|The inmates are running the asylum that is California. With massive unemployment|
the Elite Political Hack Class is worried about bed sheets.
Unemployment? The People's Republic only cares about what type of sheets are used on beds.
Business owners and others who have long complained that companies are overburdened by state regulations say a proposal now moving through the Legislature shows that lawmakers have lost all touch with reality: It would require that hotels use fitted sheets.
"We are now going to make it a crime in California not to use a fitted sheet? Really?" State Senator Sam Blakeslee (R-San Luis Obispo) asked during a debate before the Senate passed the measure in June says the Los Angeles Times.
The bill, one of nearly 900 awaiting final action in the Legislature when it returns Monday from a monthlong recess, is intended to address back injuries sustained by hotel housekeepers. But it has revived a long-simmering debate over whether California has become a hyper-regulated "nanny state."
In 2007, the Legislature was subject to national ridicule when it considered a bill to outlaw spanking of young children. Embarrassed lawmakers eventually shelved that proposal, but businesses have decried the Legislature's subsequent ban on trans fats in restaurant cooking, requirement that calorie counts appear on menus, and prohibition on dairies docking cows' tails.
The sheet bill author, State Senator Kevin De Leon (D-Los Angeles), said scores of housekeepers suffer back injuries each year lifting heavy mattresses to replace flat sheets.
The bill also would require special tools to enable maids to clean bathrooms without having to stoop or get down on their hands and knees.

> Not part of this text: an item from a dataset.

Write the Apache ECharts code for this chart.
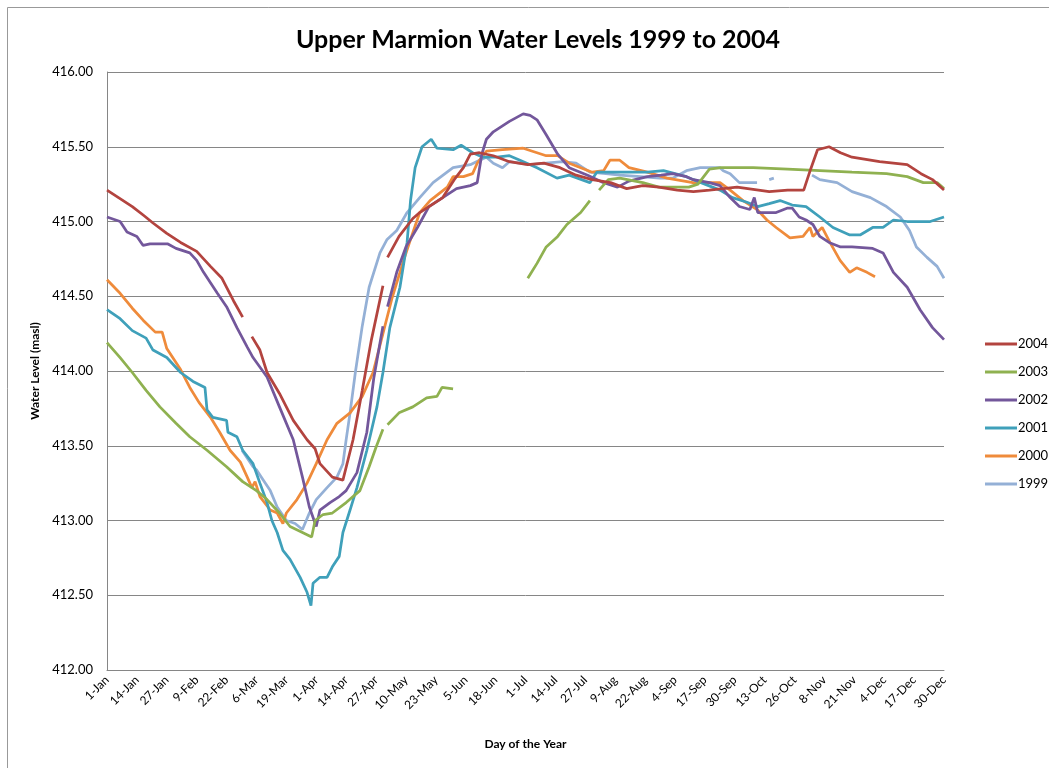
<!DOCTYPE html>
<html>
<head>
<meta charset="utf-8">
<script src="https://cdn.jsdelivr.net/npm/echarts@6/dist/echarts.min.js"></script>
<style>
  html, body { margin: 0; padding: 0; background: #fff; }
  #chart { width: 1049px; height: 768px; }
</style>
</head>
<body>
<div id="chart"></div>
<script>
// tick labels every 13 days (leap-year calendar, day 0 = 1-Jan)
const tickLabels = ['1-Jan', '14-Jan', '27-Jan', '9-Feb', '22-Feb', '6-Mar', '19-Mar', '1-Apr', '14-Apr',
  '27-Apr', '10-May', '23-May', '5-Jun', '18-Jun', '1-Jul', '14-Jul', '27-Jul', '9-Aug', '22-Aug',
  '4-Sep', '17-Sep', '30-Sep', '13-Oct', '26-Oct', '8-Nov', '21-Nov', '4-Dec', '17-Dec', '30-Dec'];

const years = ['2004', '2003', '2002', '2001', '2000', '1999'];

// [day of year, level (masl)], null level = gap in record
const level2004 = [[0, 415.21], [5, 415.16], [11, 415.10], [16, 415.04], [20, 414.99], [26, 414.92], [32, 414.86],
  [39, 414.80], [45, 414.70], [50, 414.62], [55, 414.47], [59, 414.36], [60, null],
  [63, 414.23], [66.5, 414.14], [69.6, 413.99], [75, 413.85], [81, 413.67], [87, 413.54], [90.5, 413.48],
  [92.6, 413.38], [98, 413.29], [102.6, 413.27], [107, 413.54], [111, 413.87], [115, 414.21], [120, 414.57], [121, null],
  [122, 414.76], [127, 414.90], [133, 415.02], [136, 415.06], [146, 415.16], [151, 415.28], [155, 415.36],
  [158, 415.45], [162, 415.46], [168, 415.44], [175, 415.40], [183, 415.38], [190, 415.39], [197, 415.36],
  [204, 415.31], [211, 415.28], [219, 415.26], [226, 415.22], [233, 415.24], [240, 415.23], [248, 415.21],
  [255, 415.20], [262, 415.21], [274, 415.23], [288, 415.20], [296, 415.21], [303, 415.21], [306, 415.35],
  [309, 415.48], [314, 415.50], [319, 415.46], [324, 415.43], [336, 415.40], [348, 415.38], [354, 415.32],
  [359, 415.28], [364, 415.21]];

const level2003 = [[0, 414.19], [5.7, 414.09], [11, 413.99], [17, 413.87], [23, 413.76], [30, 413.65], [36, 413.56],
  [43.5, 413.47], [52, 413.36], [59, 413.26], [65, 413.20], [69.6, 413.14], [75, 413.05], [79.6, 412.96],
  [85, 412.92], [89, 412.89], [90.5, 413.00], [94, 413.04], [98, 413.05], [104, 413.12], [110, 413.20],
  [114, 413.36], [117, 413.49], [120, 413.61], [121, null],
  [122, 413.64], [127, 413.72], [133, 413.76], [139, 413.82], [143.5, 413.83], [145.7, 413.89], [150.5, 413.88], [151, null],
  [183, 414.62], [187, 414.72], [191, 414.83], [196, 414.90], [200, 414.98], [206, 415.06], [210, 415.14], [212, null],
  [214, 415.21], [218, 415.28], [223, 415.29], [233, 415.26], [240, 415.23], [253, 415.23], [257, 415.25],
  [262, 415.35], [267, 415.36], [281, 415.36], [296, 415.35], [310, 415.34], [324, 415.33], [339, 415.32],
  [348, 415.30], [355, 415.26], [361, 415.26], [364, 415.22]];

const level2002 = [[0, 415.03], [5.7, 415.00], [8.7, 414.93], [13, 414.90], [15.7, 414.84], [18.7, 414.85],
  [26.5, 414.85], [30, 414.82], [36, 414.79], [39, 414.74], [42, 414.66], [48, 414.52], [52, 414.43],
  [56.5, 414.29], [61, 414.16], [63.5, 414.09], [69.6, 413.96], [75, 413.76], [81, 413.54], [85, 413.29],
  [88, 413.09], [91, 412.96], [92.6, 413.07], [97, 413.12], [101, 413.16], [104, 413.20], [108.7, 413.32],
  [113, 413.59], [116, 413.95], [120, 414.30], [121, null],
  [122, 414.43], [126, 414.66], [130, 414.83], [135, 414.96], [140, 415.10], [146, 415.16], [152, 415.22],
  [158, 415.24], [161, 415.26], [163, 415.45], [165, 415.55], [168, 415.60], [175, 415.67], [181, 415.72],
  [184, 415.71], [187, 415.68], [191, 415.58], [196, 415.45], [201, 415.36], [209, 415.31], [216, 415.26],
  [222, 415.23], [227, 415.27], [235, 415.30], [241, 415.31], [246, 415.32], [252, 415.30], [255, 415.28],
  [262, 415.26], [266.6, 415.24], [271, 415.16], [275, 415.10], [279.6, 415.08], [281.5, 415.16], [283, 415.06],
  [291, 415.06], [296, 415.09], [298, 415.09], [301, 415.03], [304, 415.01], [307, 414.98], [310, 414.90],
  [314, 414.86], [319, 414.83], [324, 414.83], [333, 414.82], [337.5, 414.79], [342, 414.66], [348, 414.56],
  [353.6, 414.41], [359, 414.29], [364, 414.21]];

const level2001 = [[0, 414.41], [5.7, 414.35], [11, 414.27], [17, 414.22], [20, 414.14], [26, 414.09], [32, 413.99],
  [37.4, 413.93], [42.6, 413.89], [43.5, 413.74], [46, 413.69], [52, 413.67], [52.6, 413.59], [56.5, 413.56],
  [59, 413.47], [63.5, 413.38], [66.5, 413.25], [69.6, 413.12], [71.7, 413.00], [74, 412.92], [76.5, 412.80],
  [79.6, 412.74], [84, 412.62], [87, 412.52], [88.7, 412.43], [89.6, 412.58], [92.6, 412.62], [95.7, 412.62],
  [98, 412.69], [101, 412.76], [102.6, 412.92], [105.7, 413.07], [108.7, 413.22], [113, 413.47], [117.4, 413.76],
  [120, 413.99], [123, 414.29], [127.4, 414.56], [130.5, 414.86], [132, 415.14], [134, 415.36], [137, 415.50],
  [141, 415.55], [143.5, 415.49], [150.5, 415.48], [154, 415.51], [159, 415.46], [163.5, 415.43], [169.6, 415.43],
  [175, 415.44], [179.6, 415.41], [187, 415.36], [195.7, 415.29], [201, 415.31], [210, 415.26], [213, 415.33],
  [226, 415.33], [235, 415.33], [242, 415.34], [252, 415.30], [255, 415.28], [266.6, 415.21], [272, 415.16],
  [278, 415.13], [283, 415.10], [288, 415.12], [292.7, 415.14], [298, 415.11], [304, 415.10], [310, 415.03],
  [315.7, 414.96], [323, 414.91], [327.5, 414.91], [333, 414.96], [337.5, 414.96], [342, 415.01], [348, 415.00],
  [358, 415.00], [364, 415.03]];

const level2000 = [[0, 414.61], [5.7, 414.52], [11, 414.42], [15.7, 414.34], [21, 414.26], [24, 414.26], [26, 414.15],
  [32, 414.01], [36, 413.89], [40, 413.79], [45, 413.69], [49, 413.59], [53.5, 413.47], [58, 413.39], [61, 413.29],
  [63, 413.22], [64.4, 413.26], [66.5, 413.16], [71, 413.07], [74, 413.05], [76.5, 412.98], [78, 413.05],
  [82.6, 413.14], [87, 413.25], [91, 413.38], [95.7, 413.54], [100, 413.65], [105.7, 413.72], [111, 413.83],
  [115.7, 413.99], [120, 414.25], [124, 414.49], [129, 414.74], [132, 414.88], [136, 415.06], [140.5, 415.14],
  [148, 415.23], [150.5, 415.30], [155, 415.30], [159, 415.32], [161, 415.39], [165, 415.47], [172, 415.48],
  [181, 415.49], [185, 415.47], [191, 415.44], [196, 415.44], [201, 415.39], [211, 415.33], [216, 415.34],
  [218.7, 415.41], [223, 415.41], [227, 415.36], [235, 415.33], [243.5, 415.29], [254.8, 415.26], [262, 415.26],
  [266.6, 415.26], [271, 415.21], [276.6, 415.14], [282.7, 415.08], [287, 415.01], [291, 414.96], [297, 414.89],
  [302.7, 414.90], [305.7, 414.96], [307, 414.90], [311, 414.96], [314.4, 414.86], [318.8, 414.74], [323, 414.66],
  [326, 414.69], [330.5, 414.66], [334, 414.63]];

const level1999 = [[58.7, 413.47], [63.5, 413.36], [65, 413.34], [68, 413.27], [71, 413.20], [74, 413.09],
  [78, 413.00], [81.8, 412.98], [85, 412.94], [88, 413.05], [91, 413.14], [95.7, 413.22], [100, 413.29],
  [102.6, 413.38], [104, 413.54], [105.7, 413.72], [108, 413.99], [111, 414.30], [114, 414.56], [118.7, 414.79],
  [121.8, 414.88], [126, 414.94], [130.5, 415.06], [136, 415.16], [141.8, 415.26], [150.5, 415.36], [158, 415.38],
  [162, 415.41], [165, 415.43], [168, 415.39], [172, 415.36], [175, 415.40], [184, 415.38], [191, 415.39],
  [198, 415.40], [204, 415.39], [210, 415.33], [217, 415.32], [223, 415.31], [232, 415.30], [240.5, 415.29],
  [246, 415.29], [252, 415.34], [258, 415.36], [266.6, 415.36], [268, 415.34], [271, 415.32], [275, 415.26],
  [282.7, 415.26], [284, null], [288, 415.28], [290, 415.29], [291, null],
  [306.6, 415.31], [310, 415.28], [317.5, 415.26], [324, 415.20], [332, 415.16], [339, 415.10], [345, 415.03],
  [349, 414.94], [352, 414.83], [356.6, 414.76], [361, 414.70], [364, 414.62]];

const seriesData = [level2004, level2003, level2002, level2001, level2000, level1999];
const colors = ['#B3443F', '#8FB150', '#73579B', '#3FA0BA', '#EF8B3B', '#94B0D6'];

const fontFamily = 'Lato, "Open Sans", sans-serif';

const chart = echarts.init(document.getElementById('chart'));

chart.setOption({
  animation: false,
  color: colors,
  textStyle: { fontFamily: fontFamily },
  title: {
    text: 'Upper Marmion Water Levels 1999 to 2004',
    left: 533,
    top: 22,
    textAlign: 'center',
    textStyle: { fontSize: 25, fontWeight: 'bold', color: '#000', fontFamily: fontFamily }
  },
  legend: {
    orient: 'vertical',
    left: 980,
    top: 332,
    itemWidth: 32,
    itemHeight: 3,
    itemGap: 14,
    icon: 'rect',
    textStyle: { fontSize: 13, color: '#000', lineHeight: 14, padding: [0, 0, 0, -4] },
    data: years
  },
  graphic: [{
    type: 'rect',
    shape: { x: 7.5, y: 7.5, width: 1100, height: 800 },
    style: { fill: 'none', stroke: '#999', lineWidth: 1 },
    silent: true
  }],
  grid: { left: 107, top: 72, right: 105, bottom: 98 },
  xAxis: {
    type: 'value',
    min: 0,
    max: 364,
    interval: 13,
    name: 'Day of the Year',
    nameLocation: 'middle',
    nameGap: 68,
    nameTextStyle: { fontSize: 12, fontWeight: 'bold', color: '#000' },
    axisLine: { show: true, lineStyle: { color: '#868686', width: 1 } },
    axisTick: { show: false },
    splitLine: { show: false },
    axisLabel: {
      rotate: 45,
      fontSize: 12,
      color: '#000',
      margin: 8,
      formatter: v => tickLabels[Math.round(v / 13)] || ''
    }
  },
  yAxis: {
    type: 'value',
    min: 412,
    max: 416,
    interval: 0.5,
    name: 'Water Level (masl)',
    nameLocation: 'middle',
    nameGap: 66,
    nameTextStyle: { fontSize: 12, fontWeight: 'bold', color: '#000' },
    axisLine: { show: true, lineStyle: { color: '#868686', width: 1 } },
    axisTick: { show: false },
    splitLine: { lineStyle: { color: '#868686', width: 1 } },
    axisLabel: {
      fontSize: 13,
      color: '#000',
      margin: 14,
      formatter: v => v.toFixed(2)
    }
  },
  series: years.map((y, i) => ({
    name: y,
    type: 'line',
    data: seriesData[i],
    showSymbol: false,
    symbol: 'none',
    connectNulls: false,
    lineStyle: { width: 2.75, color: colors[i] },
    itemStyle: { color: colors[i] },
    z: 10 - i
  }))
});
</script>
</body>
</html>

The dispute is particularly intense this year as California struggles with a tough economy and high unemployment.
"Californians will be outraged when they learn that instead of focusing on the many real problems facing this state, lawmakers want to regulate bed sheets," said Lynn Mohrfeld, head of the California Hotel & Lodging Assn.
The hotel industry says that it would have to spend at least $30 million to replace sheets and buy appropriate laundry equipment, and that De Leon's measure, SB 432, would open the door for more employee lawsuits.
In response, De Leon is planning changes to his bill that would give hotels the option of adopting other methods of protecting housekeepers from back injuries, such as purchasing equipment to reduce strain.